1985 Yamaha FZ750

Vintage race daze


| January/February 2009



1985 yamaha fz750 1

Neale Bayly on a 1985 Yamaha FZ750.

Flat out and heading toward turn nine at Road Atlanta, I’m not sure what’s giving me the most concern: The fact I’m displacing families of potentially rare spiders or the likelihood of anything falling off this 1985 Yamaha FZ750 as we approach the far side of 140mph.

With my mind flip-flopping between images of environmentalists with protest banners pacing up and down outside my apartment, and my shiny custom Joe Rocket leathers getting seriously scuffed, I can’t decide whether to laugh or cry.

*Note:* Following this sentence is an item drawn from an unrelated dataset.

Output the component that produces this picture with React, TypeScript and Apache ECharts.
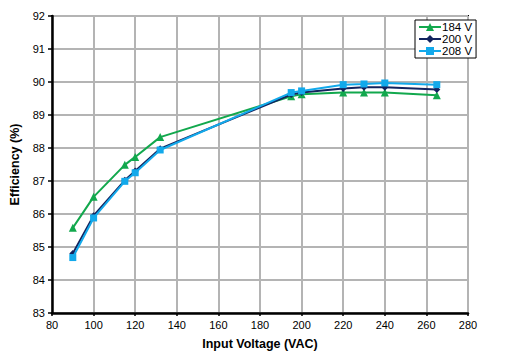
import React, { useEffect, useRef } from "react";
import * as echarts from "echarts";

const voltages = [90, 100, 115, 120, 132, 195, 200, 220, 230, 240, 265];
const eff184 = [85.58, 86.52, 87.49, 87.73, 88.33, 89.57, 89.63, 89.68, 89.68, 89.68, 89.6];
const eff200 = [84.8, 85.95, 87.02, 87.3, 87.98, 89.62, 89.68, 89.8, 89.84, 89.84, 89.77];
const eff208 = [84.68, 85.88, 86.99, 87.25, 87.94, 89.68, 89.73, 89.92, 89.94, 89.97, 89.92];
const seriesNames = ["184 V", "200 V", "208 V"];
const seriesColors = ["#12a84d", "#13235e", "#12a9eb"];
const seriesSymbols = ["triangle", "diamond", "rect"];
const seriesSizes = [8, 7, 7];

export default function App() {
  const ref = useRef<HTMLDivElement>(null);
  useEffect(() => {
    if (!ref.current) return;
    const chart = echarts.init(ref.current, undefined, { renderer: "svg" });
    const datasets = [eff184, eff200, eff208];
    chart.setOption({
      animation: false,
      backgroundColor: "#fff",
      textStyle: { fontFamily: "Liberation Sans, Arial, sans-serif" },
      grid: {
        left: 52,
        right: 38,
        top: 16,
        bottom: 47,
        show: true,
        borderColor: "#000",
        borderWidth: 2,
        containLabel: false,
      },
      legend: {
        orient: "vertical",
        left: 415,
        top: 20,
        data: seriesNames,
        backgroundColor: "#fff",
        borderColor: "#000",
        borderWidth: 1,
        borderRadius: 0,
        padding: [1, 4, 1, 3],
        itemGap: 0,
        itemWidth: 22,
        itemHeight: 10,
        textStyle: { fontSize: 11.5, color: "#000", padding: [0, 0, 0, -4] },
      },
      xAxis: {
        type: "value",
        min: 80,
        max: 280,
        interval: 20,
        name: "Input Voltage (VAC)",
        nameLocation: "middle",
        nameGap: 24,
        nameTextStyle: { fontSize: 12.5, fontWeight: "bold", color: "#000" },
        axisLine: { show: true, lineStyle: { color: "#000", width: 2.5 } },
        axisTick: { show: true, length: 3, lineStyle: { color: "#000", width: 1.5 } },
        axisLabel: { fontSize: 11, color: "#000", margin: 6 },
        splitLine: { show: true, lineStyle: { color: "#b4b4b4", width: 2 } },
      },
      yAxis: {
        type: "value",
        min: 83,
        max: 92,
        interval: 1,
        name: "Efficiency (%)",
        nameLocation: "middle",
        nameGap: 31,
        nameTextStyle: { fontSize: 12.5, fontWeight: "bold", color: "#000" },
        axisLine: { show: true, lineStyle: { color: "#000", width: 2.5 } },
        axisTick: { show: true, length: 4, lineStyle: { color: "#000", width: 1.5 } },
        axisLabel: { fontSize: 11, color: "#000", margin: 7 },
        splitLine: { show: true, lineStyle: { color: "#b4b4b4", width: 2 } },
      },
      series: seriesNames.map((name, i) => ({
        name,
        type: "line",
        data: voltages.map((v, j) => [v, datasets[i][j]]),
        symbol: seriesSymbols[i],
        symbolSize: seriesSizes[i],
        showAllSymbol: true,
        lineStyle: { color: seriesColors[i], width: 2 },
        itemStyle: { color: seriesColors[i] },
        z: 2 + i,
      })),
    });
    return () => chart.dispose();
  }, []);
  return (
    <div
      ref={ref}
      style={{ position: "absolute", left: 0, top: 0, width: 506, height: 360 }}
    />
  );
}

It had all seemed like a great idea when former AMA racer Bill Brown called and asked if I’d like to participate in a vintage motorcycle racing exhibition at Road Atlanta in Braselton, Ga. We were slated to run during the big classic car meet known as the Historic Sportscar Racing Mitty Challenge, or just “the Mitty.” Setting the bait, Bill buttered me up with promises of “slow parade laps to let the car guys see some motorcycles.” My ride? A very cool 1985 Yamaha FZ750 with a big-bore engine, “just like Eddie Lawson rode when he won the Daytona 200,” Bill said. What he didn’t tell me was the bike looked like it was parked in Bill’s yard around the time Eddie was putting his trophy on the shelf.

A little preparation
On arrival in the pit area before the race, I learn the practice session has degenerated into a quick spin around the parking lot in first and second gear. This at least clues me into the fact the Yam’s brakes are about as useful as Pope Benedict’s family jewels — even with four fingers molesting the brake lever the Yamaha  FZ750 has trouble stopping from 20mph; Bill doesn’t seem even a bit worried.

In the interest of public safety (well, mine really) I decide a pre-race inspection might not be a bad idea. This at least raises my confidence level from negative to zero, as all the important pieces on the FZ750 seem to be lock-wired properly. The copious amounts of duct tape also seem to be doing their job, and there doesn’t appear to be any fluids leaking. Checking out the rear end, I think of asking Bill if we should put some lube on the chain. As rusty as it is, I’m not sure if it would help.

Tire woes
Examining the rear tire makes me think Bill is taking this vintage thing a little too seriously. Wrapped around the narrow 18-inch rim is an old, oversized Metzeler ME88 touring tire, circa the late 1980s. Harder than a marble statue, it’s good to see that it’s worn nearly flat in the middle, with the edges bending outward at an interesting angle. “It’ll probably spin in the lower gears with all the power from the big-bore motor, so you better be careful coming out of the turns,” I hear Bill say as he catches me scrutinizing the beast. “Thanks,” I murmur, adding this to my mental checklist of things to pay attention to.

Shooting around to the front to see what wonder of modern science might be wrapped around the other rim I’m surprised to see a Pirelli race-compound tire. Shame it’s worn out. Pressing on regardless, I decide to hop on the bike and familiarize myself some more with the bar, peg and lever positions.